All in all, there is considerable possibility that the big bang will blow up in your face.
Risk: High
Cost: High
Learning Curve: Steep
Phased Migration
New technology has allowed a new approach. Many legacy applications were written in COBOL. Some may view this language as extinct, but, to paraphrase Mark Twain, the rumors of its death are greatly exaggerated. In fact, more than 75 percent of the world’s business data is still being processed by COBOL applications. Although today’s developers may scoff at this language, 5 billion lines of COBOL code are written each year.
Most COBOL compilers support the ability to load alternate file systems. Micro Focus provides the ExtFS extension, which can be dynamically loaded at runtime. ACUCOBOL-GT provides a mechanism that allows a program to interface with an external file system simply by setting the DEFAULT_HOST configuration variable. isCOBOL, which is available with an alternate files system, can be further upgraded using an entry in the iscobol.properties file.
All of these COBOL compilers allow the file system to be upgraded without altering the COBOL source code in the original application. The implication is that no changes need to be made in the business logic. Testing is minimized because the application has not changed. Employee retraining is completely eliminated.
If the replacement file system is designed right, it can offer considerable advantages to the application. We have developed a file system based on the same ISAM access that COBOL uses, making it completely compatible with the COBOL runtime. The result is that no changes need to be made with the program’s source code.
We have greatly enhanced the file system’s core ISAM technology to support relational access through a variety of SQL interfaces. They have also built in some welcome features, such as online transaction processing (OLTP) supporting fully ACID (atomicity, consistency, isolation, durability) transactions. These are important, because COBOL is often used in mission-critical applications where data consistency is mandatory.
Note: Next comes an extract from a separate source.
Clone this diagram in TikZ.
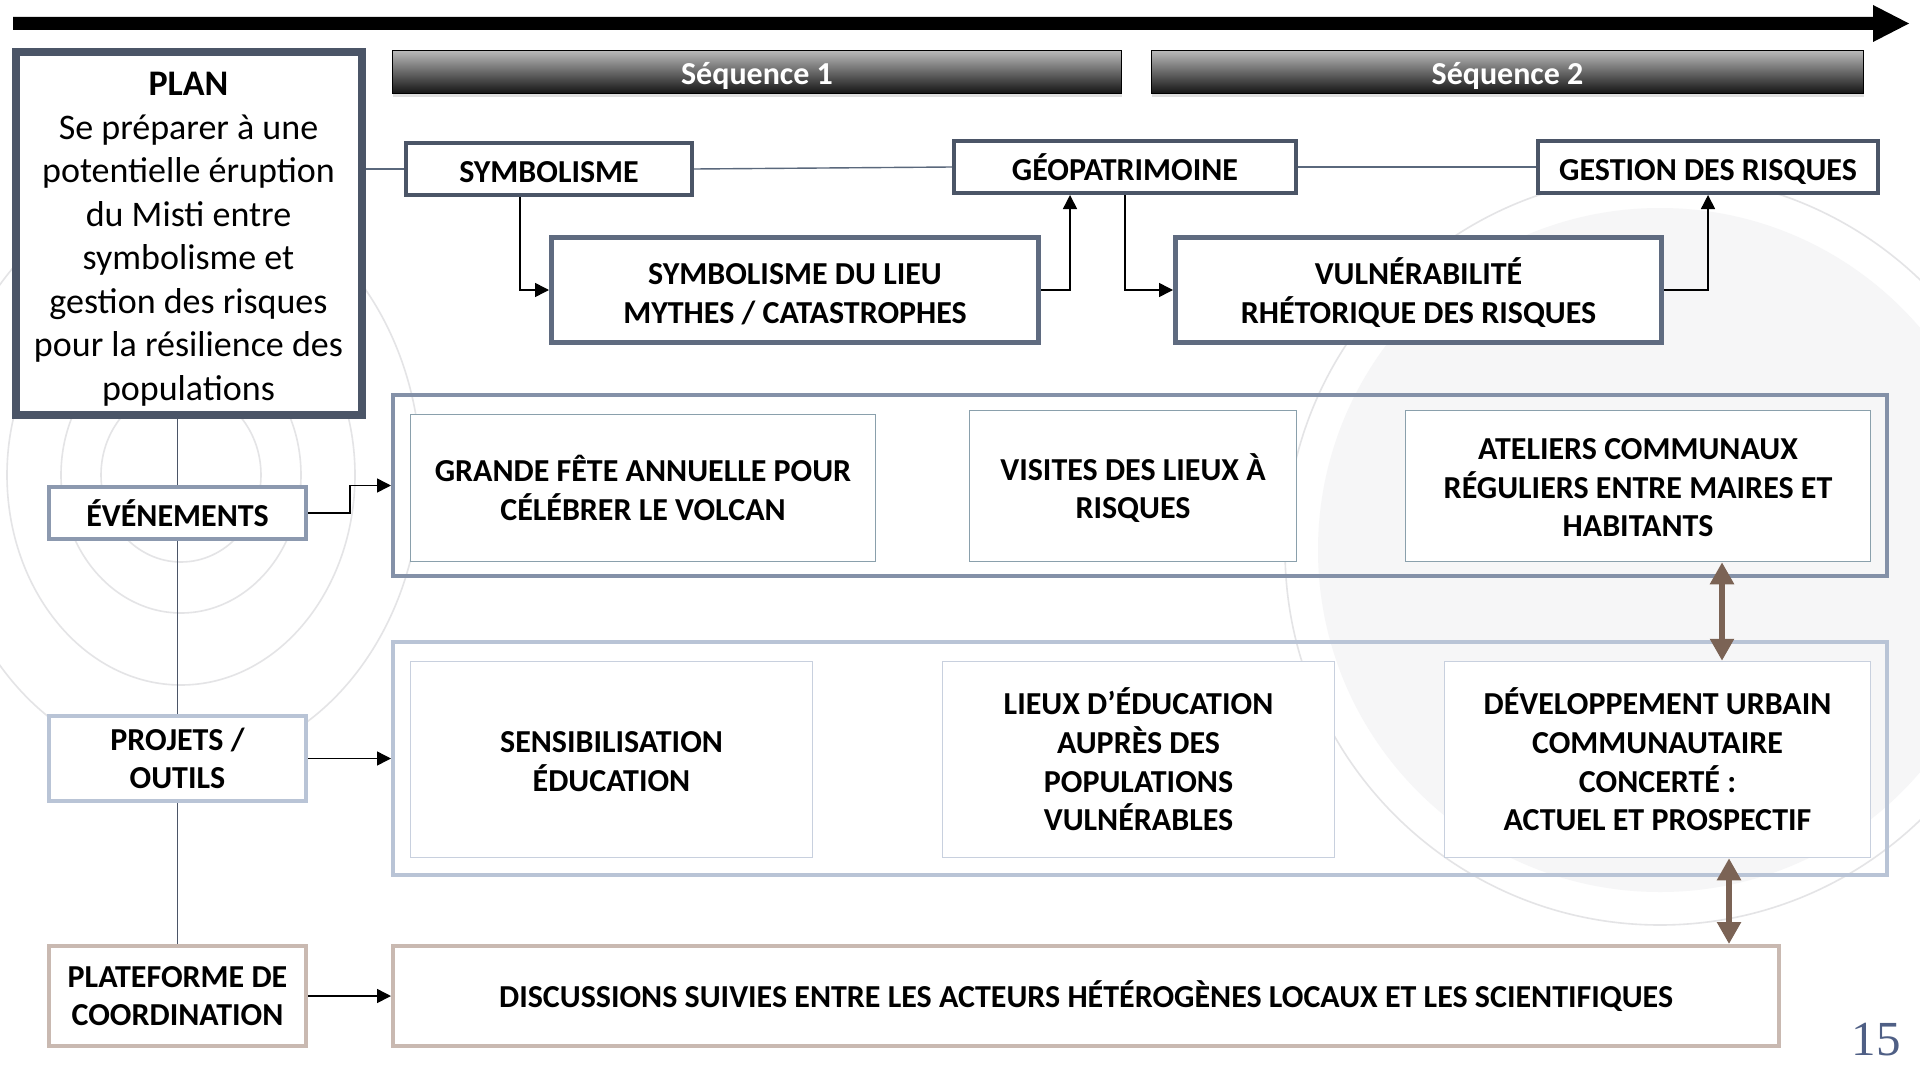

Working with real-world customer systems, this file system replacement has been able to enhance the performance and reliability of the legacy applications. The addition of SQL access is frosting on the cake.
This approach places modern SQL APIs (including JDBC, ODBC, and ADO.NET) over the legacy data. This achieves the goal of opening up the data to modern reporting, analytical, and Business Intelligence applications, such as Tableau, Oracle BI, Grape City, and Crystal Reports.
Remember that the SQL APIs are added with no change to the data. The existing applications can continue to read and write in exactly the way they always have. As new modules are developed, they have full read and write access to the same data.
This implies that there is no urgency to make application changes. Applications can be a updated in a phased process, accomplished one module at-a-time. Meanwhile, the existing legacy applications can continue to use the same data that the new modules access.
Compared to the big bang approach, companies see reduced chances of experiencing data corruption and loss, they greatly reduce capital costs, and they continue running their applications with no downtime.
Risk: Low
Cost: Amortized over time
Learning Curve: Mitigated
A Third Option
With a robust file system and SQL/non-SQL access, some companies are asking, “why migrate at all?” It could be argued that the file system replacement creates a third option: simply keep the applications your business relies upon…at least until you are ready to change. That means you can wait until you have a solid business case for replacing the old system. When you do make a change, you can take your time to get it right because your legacy system will be performing like a champ.
Risk: None
Cost: Minimal
Learning Curve: None
Conclusion
Companies are starting to learn that it is not necessary to sacrifice their legacy applications merely to be able to access their legacy data. If the problem is the data, the best approach is to focus on the data. After all, we’re all living in the era of the data-driven economy.